The bassist - who also wasn't playing all the lines - had to go, so without him, they ran through Pick Up The Pieces - I handled the repetetive (and boring!) riffs okay but again, the solo parts got me.
I'd explained on the phone that sheet music is my crutch, even though I can readily play many tunes without music, I often have it in front of me (when playing to backing tracks) and of course in concert band (and big bands, for instance), sheet music is de rigeur. I explained this again. I had been playing, when warming up, St. Thomas - of course by ear - so they keyboardist found the tune in his fake book, to play along (the shoe was on the other foot now!). Of course, it was a different key to the one I play it in, so I about got it right. I asked the drummer (who usually plays thrash metal) to give me a calypso and he didn't know what it was.

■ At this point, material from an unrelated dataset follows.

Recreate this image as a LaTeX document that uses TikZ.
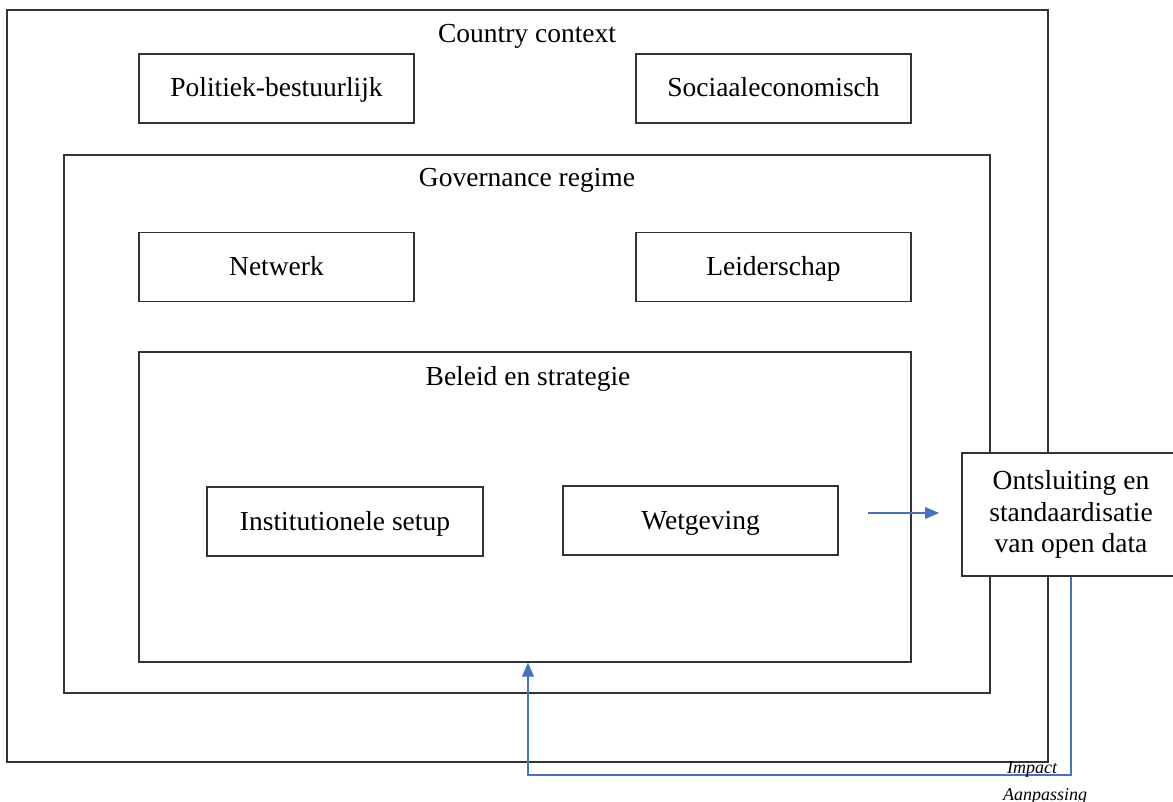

I then asked for a swing rhythm (having to explain 'ten-to-ten') and I played just with drums on East of the Sun, in my semi-Bird style.
I may have been playing sax for over twelve years - and playing music since the seventies - and teaching it for over four (where I stress my students should learn all their scales, arpeggios and play without music when memorised!) but I know I will never be able to make that intuitive leap to the state needed for a band like this, no matter how hard I shed. I cannot recall all scales, modes, chords nor able to transpose on-the-spot, especially when playing without music or counting bars when improvising. My brain is just not hard wired for it, full stop. People love my playing, I won a busking festival in the summer (as posted before), so shouldn't that be good enough?
I phoned the guy the night after and said I just couldn't cut it (they loved my tone etc. and I must stress they were not unkind at all about my soloing problems, quite the opposite in fact) and resign myself to playing solo to backing tracks for the rest of my natural and with concert band. I'm playing solo gigs and teaching every other night anyhow, so I'll have my Wednesdays back!